One hot trend in key management are global key management systems. Those are devices that can manage encryption keys from heterogeneous types of key management systems. This is of particular interest to organizations that bought encryption solutions early in the development of data encryption technology. Those customers may be managing many different types of keys across multiple locations. A centralized key management system allows customers to manage all keys — regardless of the specific type — from a single interface.
Global key management systems will also be useful to companies who merge with or acquire other companies. It is highly unlikely that two companies would have identical encryption solutions.
NeoScale’s Hanley concludes that the financial services, healthcare, and government markets have the strongest current demand for encryption solutions.
Sell Encryption To Security Management — Not IT
As with other security technologies, VARs should recognize that an encryption sale is typically consultative, and influencers and decision makers may not be their regular IT contacts.
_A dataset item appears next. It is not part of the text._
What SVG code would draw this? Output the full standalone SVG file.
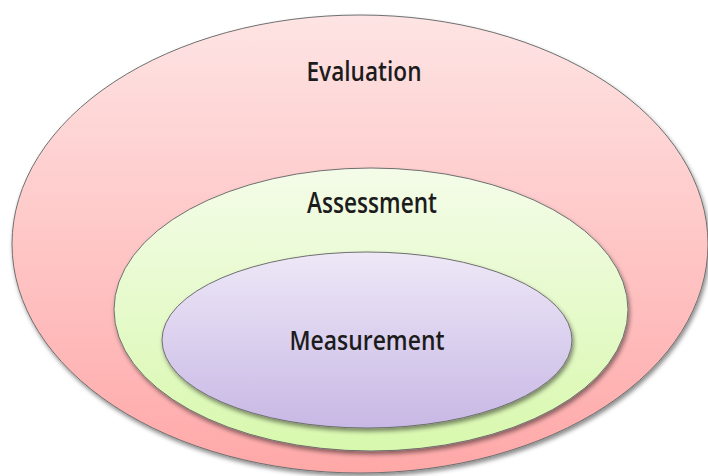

Selling security to the IT storage team probably won’t produce success.
In most cases, the decision to secure data is being made at a much higher level within the customer’s organization. Chief security officers, VPs of operations, and senior auditors may be driving the requirement to encrypt sensitive data. Those individuals are feeling the pressure to comply with federal, state, and internal corporate governance regulations. Their concerns will be different from those of the IT staff.
Yes, data encryption works. But in order to successfully sell this technology, a VAR must understand which customer audience they should be addressing. Avoid price-only comparisons, and emphasize the value of your customer’s data.